July 9, 2015 Bicycling, Books, Featured, Transportation 2 Comments
Click image to hear a webinar featuring author Carlton Reid
Click image to hear a webinar featuring author Carlton Reid

When I had my stroke in February 2008 I owned 5-6 bicycles, the oldest was a very original 1950s Huffy. I kept my bright orange Kronan, a reproduction of a single-speed WWII Swedish Army bike, as art. I love all things bicycle.

My library includes a few coffee table books on bicycles and their history. Those books briefly touch on early dirt roads and how cyclists pushed for better roads on which to ride, but they quickly get into the various bike designs, mechanicals, etc. A new book just out focuses not on bicycles, but on the early cyclist’s push for better roads. In ‘Roads Were Not Built for Cars: How Cyclists were the First to Push for Good Roads & Became the Pioneers of Motoring’ author Carlton Reid goes into great detail, from publisher Island Press:

In Roads Were Not Built for Cars, Carlton Reid reveals the pivotal—and largely unrecognized—role that bicyclists played in the development of modern roadways. Reid introduces readers to cycling personalities, such as Henry Ford, and the cycling advocacy groups that influenced early road improvements, literally paving the way for the motor car. When the bicycle morphed from the vehicle of rich transport progressives in the 1890s to the “poor man’s transport” in the 1920s, some cyclists became ardent motorists and were all too happy to forget their cycling roots. But, Reid explains, many motor pioneers continued cycling, celebrating the shared links between transport modes that are now seen as worlds apart. In this engaging and meticulously researched book, Carlton Reid encourages us all to celebrate those links once again.

The book is available in paperback and iPad formats. See roadswerenotbuiltforcars.com for more information.

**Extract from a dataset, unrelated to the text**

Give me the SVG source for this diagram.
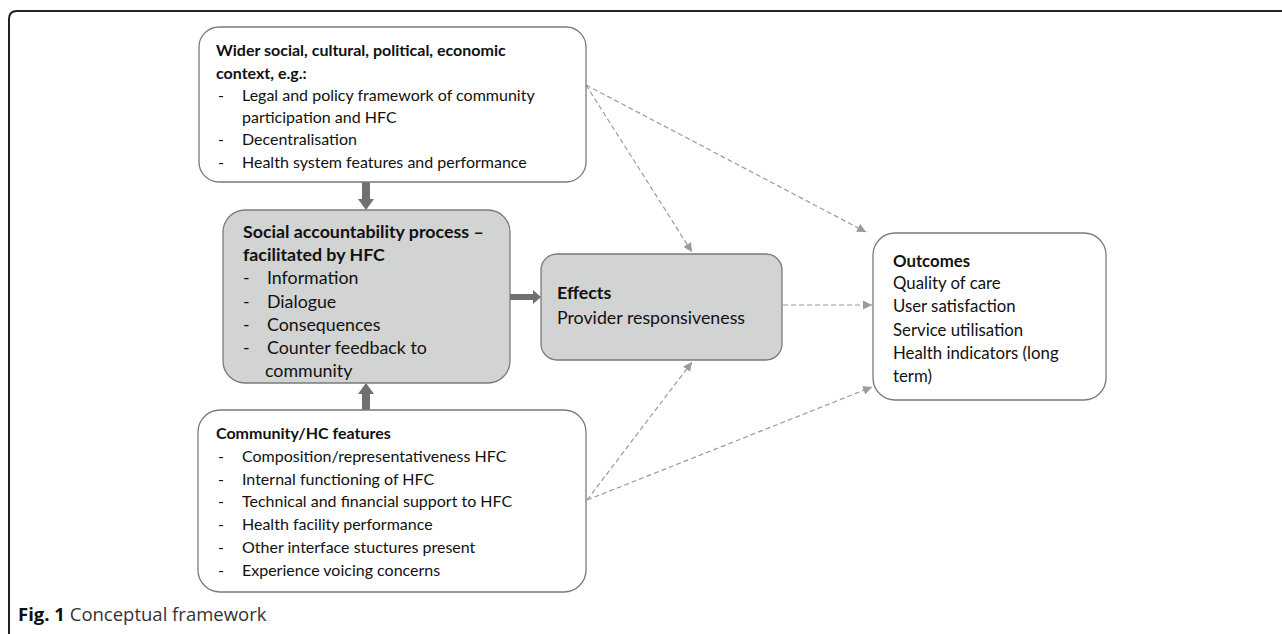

I love bikes…I just can’t ride one anymore.

— Steve Patterson

 

Currently there are "2 comments" on this Article:

  1. gmichaud says:

    I’m not sure society agrees with that point of view. Roads are built for the cars. In fact the fault of St. Louis vs European transportation models that include bicycles as a viable point of transit is that the infrastructure accommodates the bicycle, which often means, entirely separate paths for the bicycle or paths that may include pedestrians and bicycles. Certainly the St. Louis model of bicycles is primitive at best, which is amazing considering it is St. Louis’s most advanced (conceptually) mode of transit.
    It only shows how primitive the rest of St Louis transit really is in comparison to the rest of the civilized world.

     
    • JZ71 says:

      You and “society” may not agree, but it’s history. Like many things in history, it’s been minimized, spun and forgotten, because it’s inconvenient, embarrassing or doesn’t fit one’s desired narrative.